Long ago, if there was a new book (like EMPEROR’S REVENGE) that caught my eye and I learned it was a series, I’d always go back to book one and plow through the series. But I’d often get burned out and actually never get to the book with the cool cover that got my attention. I’ve chunked that reading style. Now, I read the current book. If I like it, I’ll go back. It seems that there’s a new Oregon File book every year so I have a decade’s worth of material to read.
I listened to the book by the brilliant narrator Scott Brick. He reads almost every series by Cussler, especially the Isaac Bell ones. Brick has a touch of whimsy to his voice and cadence that propels the stories, like EMPEROR’S REVENGE, along in a special way. Seriously, Brick could read the LA phonebook and I’d pay to listen.
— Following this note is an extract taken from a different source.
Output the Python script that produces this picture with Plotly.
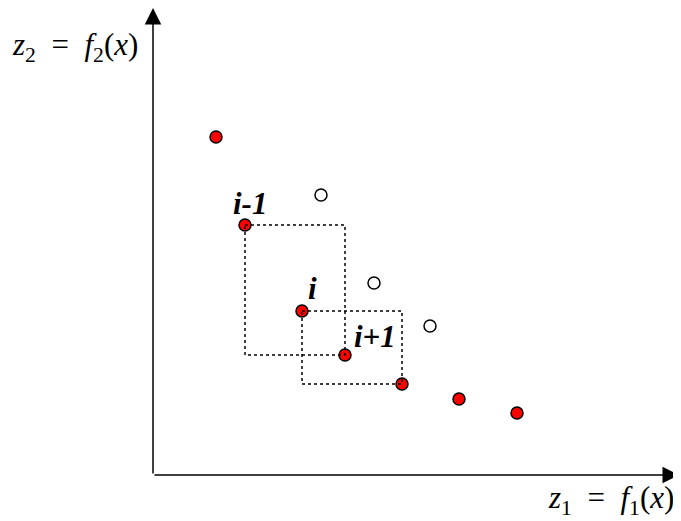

He’s that good.
Oh, and read until the last sentence…
What I Learned as a Reader:
Back in my original blog, I’d always end reviews with this and I thought I’d apply it here.
In Chapter 1, all the characters are introduced. For longtime readers, this is old hat. For newbies like me, it’s perfect. Each character gets a sentence or two of backstory and a trait. The prose makes each person on the team easily identifiable. From then on, through the rest of the book, I know what these characters look like and act like. I try to do that in my own writing, but it’s great to see how longtime professional like Cussler and Boyd Morrison do it.